Problem with a Multigrain loaf

I've had problems with a Peter Reinhart Multigrain loaf the last couple times I've made it and I'm not sure what I'm doing wrong.  Wondering if anyone can help me?

Here's what's happening:

I let the dough rise first for 1 1/2 hours in bowl, then I shape into a loaf and put into a 9X5 pan.  After ~  45 min. several bubbles appear on the top surface of the loaf.  After about an hour the loaf has crested the top of the pan with these developed bubbles.  I used my fingers to place an indent in the loaf and it seemed to me like the indent remained so I put it into the oven.  In the oven the bubbles I mentioned expand greatly and get pretty brown and overall the loaf does not have the ovenspring that it has normally had in the past.  The loaf is a little short.    What am I doing wrong?  Oh, I also recently switched to using high-gluten bread flour instead of plain bread flour to make this loaf if that makes any difference.

Thank you for any help/advice!


Chuck's picture

I also recently switched to using high-gluten bread flour

Can you switch back for just one bake and try the old flour again?

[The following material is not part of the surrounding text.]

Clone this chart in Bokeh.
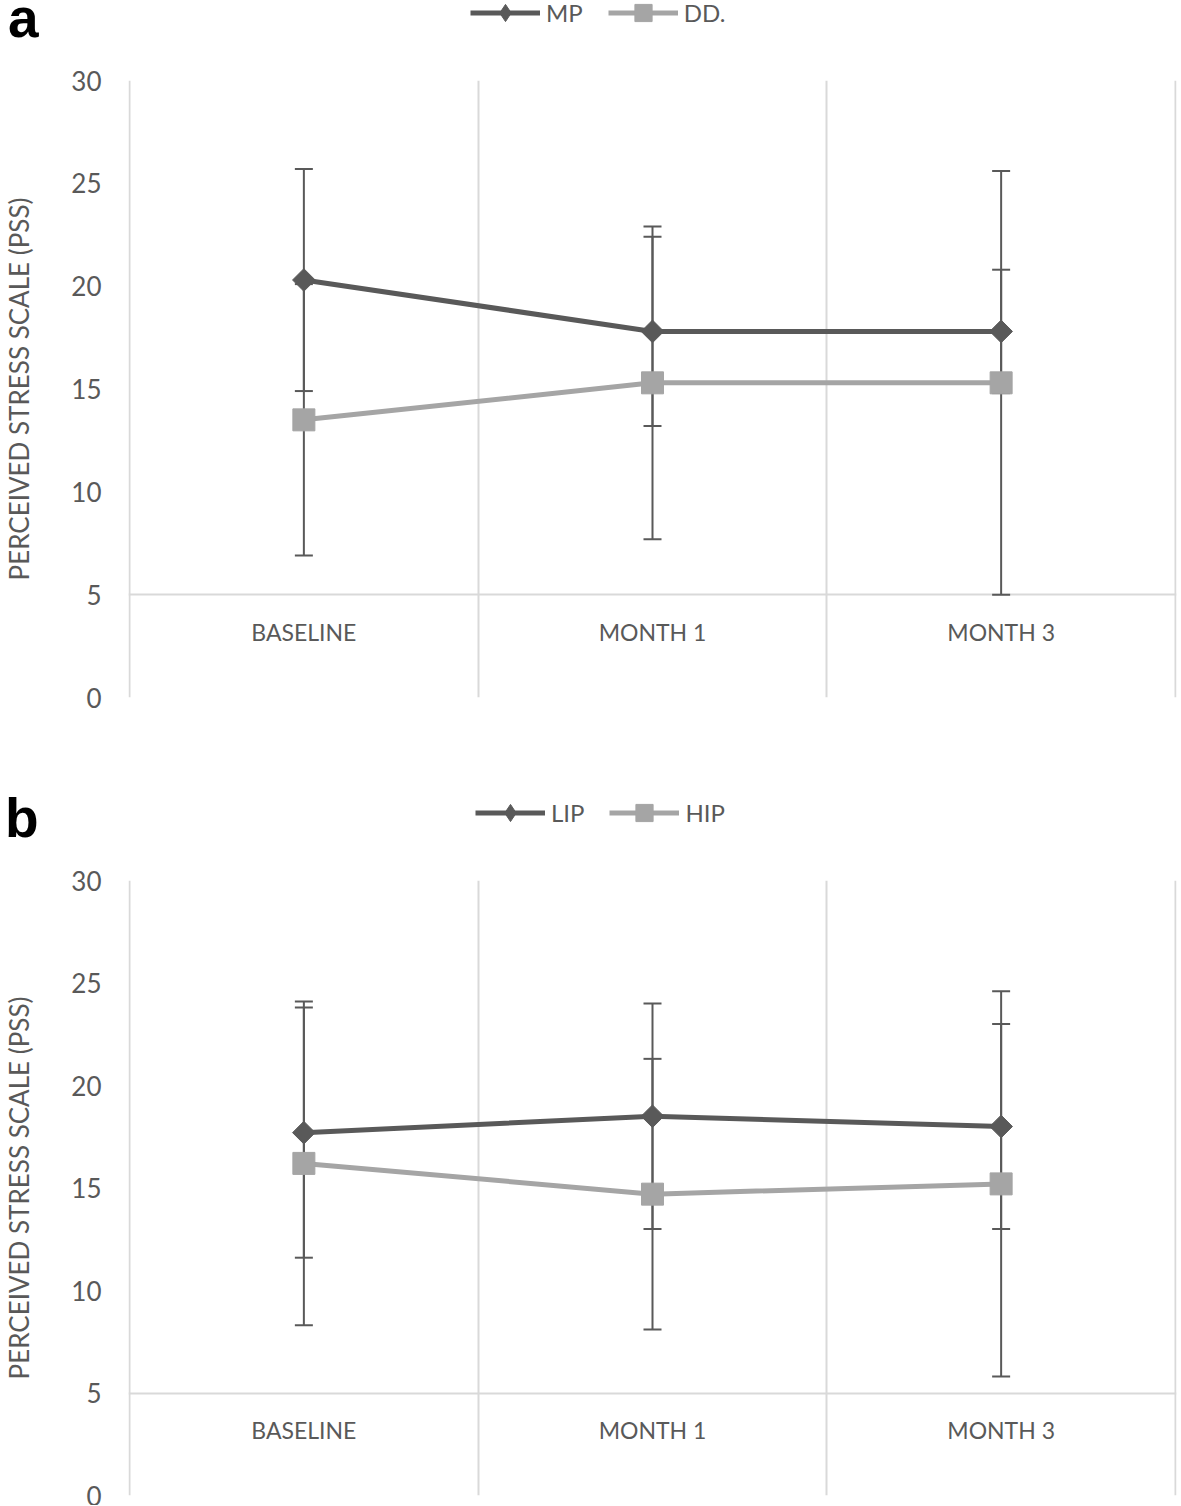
from bokeh.plotting import figure
from bokeh.layouts import column
from bokeh.models import (Range1d, FixedTicker, Grid, ColumnDataSource, Legend,
                          LegendItem, Whisker, TeeHead)
from bokeh.core.properties import value
from bokeh.embed import file_html
from bokeh.resources import INLINE

categories = ["BASELINE", "MONTH 1", "MONTH 3"]
y_ticks = [0, 5, 10, 15, 20, 25, 30]
cat_x = [0.5, 1.5, 2.5]

# Panel a
a_names = ["MP", "DD."]
mp_mean = [20.3, 17.8, 17.8]
mp_err = [5.4, 4.6, 3.0]
dd_mean = [13.5, 15.3, 15.3]
dd_err = [6.6, 7.6, 10.3]

# Panel b
b_names = ["LIP", "HIP"]
lip_mean = [17.7, 18.5, 18.0]
lip_err = [6.1, 5.5, 5.0]
hip_mean = [16.2, 14.7, 15.2]
hip_err = [7.9, 6.6, 9.4]

DARK = "#595959"
LIGHT = "#a5a5a5"
GRID = "#d9d9d9"
FONT = "Lato"
COLORS = [DARK, LIGHT]
W = 1181
LEFT = 128
RIGHT = 5
NAN = float("nan")


def make_header(letter, names, height, letter_mid, legend_mid, legend_left):
    """Panel letter (as the left-border label) and the series legend."""
    h = figure(width=W, height=height, x_range=Range1d(0, W - LEFT - RIGHT),
               y_range=Range1d(0, height), output_backend="svg", toolbar_location=None,
               x_axis_location=None, y_axis_location="left",
               min_border_left=LEFT, min_border_right=RIGHT, min_border_top=0,
               min_border_bottom=0, outline_line_color=None)
    h.center = [r for r in h.center if not isinstance(r, Grid)]
    ax = h.yaxis[0]
    tick = height - letter_mid
    ax.ticker = FixedTicker(ticks=[tick])
    ax.major_label_overrides = {tick: letter}
    ax.axis_line_color = None
    ax.major_tick_line_color = None
    ax.minor_tick_line_color = None
    ax.major_tick_out = 0
    ax.major_tick_in = 0
    ax.major_label_standoff = 90
    ax.major_label_text_font = "Liberation Sans"
    ax.major_label_text_font_size = "55px"
    ax.major_label_text_font_style = "bold"
    ax.major_label_text_color = "black"

    items = []
    for k, nm in enumerate(names):
        blank = ColumnDataSource(dict(x=[NAN], y=[NAN]))
        lr = h.line("x", "y", source=blank, line_color=COLORS[k], line_width=5)
        mr = h.scatter("x", "y", source=blank, marker="diamond" if k == 0 else "square",
                       size=17, fill_color=COLORS[k], line_color=COLORS[k])
        items.append(LegendItem(label=nm, renderers=[lr, mr]))
    gh = 43
    leg = Legend(items=items, orientation="horizontal", glyph_width=70, glyph_height=gh,
                 label_text_font=FONT, label_text_font_size="24px", label_text_color=DARK,
                 label_text_baseline="middle",
                 background_fill_alpha=0, border_line_color=None, padding=0, margin=0,
                 spacing=25, label_standoff=6,
                 location=(legend_left - LEFT, height - legend_mid - gh / 2))
    h.add_layout(leg)
    return h


def make_panel(names, means, errs, height, top, bottom):
    p = figure(width=W, height=height, x_range=Range1d(-0.003, 3.003),
               y_range=Range1d(0, 30), output_backend="svg", toolbar_location=None,
               x_axis_location=None, min_border_left=LEFT, min_border_right=RIGHT,
               min_border_top=top, min_border_bottom=bottom, outline_line_color=None,
               background_fill_color="white", border_fill_color="white")
    # vertical grid only at the category boundaries, horizontal line at 5
    p.center = [r for r in p.center if not (isinstance(r, Grid) and r.dimension == 0)]
    p.ygrid.ticker = FixedTicker(ticks=[5])
    p.ygrid.grid_line_color = GRID
    p.ygrid.grid_line_width = 2
    p.add_layout(Grid(dimension=0, ticker=FixedTicker(ticks=[0, 1, 2, 3]),
                      grid_line_color=GRID, grid_line_width=2))
    ax = p.yaxis[0]
    ax.ticker = FixedTicker(ticks=y_ticks)
    ax.axis_line_color = None
    ax.major_tick_line_color = None
    ax.minor_tick_line_color = None
    ax.major_tick_out = 0
    ax.major_tick_in = 0
    ax.major_label_standoff = 27
    ax.major_label_text_font = FONT
    ax.major_label_text_font_size = "26px"
    ax.major_label_text_color = DARK
    ax.axis_label = "PERCEIVED STRESS SCALE (PSS)"
    ax.axis_label_text_font = FONT
    ax.axis_label_text_font_size = "26px"
    ax.axis_label_text_font_style = "normal"
    ax.axis_label_text_color = DARK
    ax.axis_label_standoff = 33

    for k, (nm, m, e) in enumerate(zip(names, means, errs)):
        src = ColumnDataSource(dict(x=cat_x, y=m,
                                    upper=[a + b for a, b in zip(m, e)],
                                    lower=[a - b for a, b in zip(m, e)]))
        p.add_layout(Whisker(source=src, base="x", upper="upper", lower="lower",
                             line_color=DARK, line_width=2, level="underlay",
                             upper_head=TeeHead(size=18, line_color=DARK, line_width=2),
                             lower_head=TeeHead(size=18, line_color=DARK, line_width=2)))
    for k, (nm, m, e) in enumerate(zip(names, means, errs)):
        src = ColumnDataSource(dict(x=cat_x, y=m))
        p.line("x", "y", source=src, line_color=COLORS[k], line_width=5)
        if k == 0:
            p.scatter("x", "y", source=src, marker="square", size=16, angle=0.785398,
                      fill_color=COLORS[k], line_color=COLORS[k])
        else:
            p.scatter("x", "y", source=src, marker="square", size=22,
                      fill_color=COLORS[k], line_color=COLORS[k])

    p.text(x=cat_x, y=[5] * 3, text=categories, y_offset=37,
           text_align="center", text_baseline="middle",
           text_font=value(FONT), text_font_size="23px", text_color=DARK)
    return p


ha = make_header("a", a_names, 62, 45, 12, 470)
pa = make_panel(a_names, [mp_mean, dd_mean], [mp_err, dd_err], 728, 18, 93)
hb = make_header("b", b_names, 67, 45, 22, 475)
pb = make_panel(b_names, [lip_mean, hip_mean], [lip_err, hip_err], 648, 23, 10)

layout = column(ha, pa, hb, pb, spacing=0)
open("out.html", "w").write(file_html(layout, INLINE))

Depending on a host of other variables, gluten content can make a big difference; among other things too high a gluten content can contribute to lack of oven spring and to a closed crumb, especially if you're used to using something else.

melanie c's picture
melanie c

Thanks Chuck, 

I'll try switching back to the plain bread flour and see if that helps.  I don't know what's causing the bubbles, but I thought maybe the decreased oven spring, short loaf was because I had underproofed the dough a little or something. 

Frequent Flyer's picture
Frequent Flyer

When that does happen, I deflate the bubble and go on, but I'm now working on what may be the cause of my problems  --  poor degassing before shaping.  I let the dough rise initially in a straight-sided clear container so I can judge volume increase.  Before shaping, i now pat the dough lightly to degas it.  I shape and proof the loaf.  Since I have trouble judging the end of the proof, I put a ping-pong ball piece in a oiled, straight-sided glass and mark the level.  I then know when it has increased 50% or 100% (doubled).  I got this idea from this forum I think.


melanie c's picture
melanie c

Thank you FF,

At first I thought that degassing was my issue too, but today I really flattened it out well and pushed out any big pockets of gas, before I shaped it into the loaf and it still got two large bubbles on top.  I was afraid to deflate the bubbles, but if it happens again I'll try deflating them before the bake.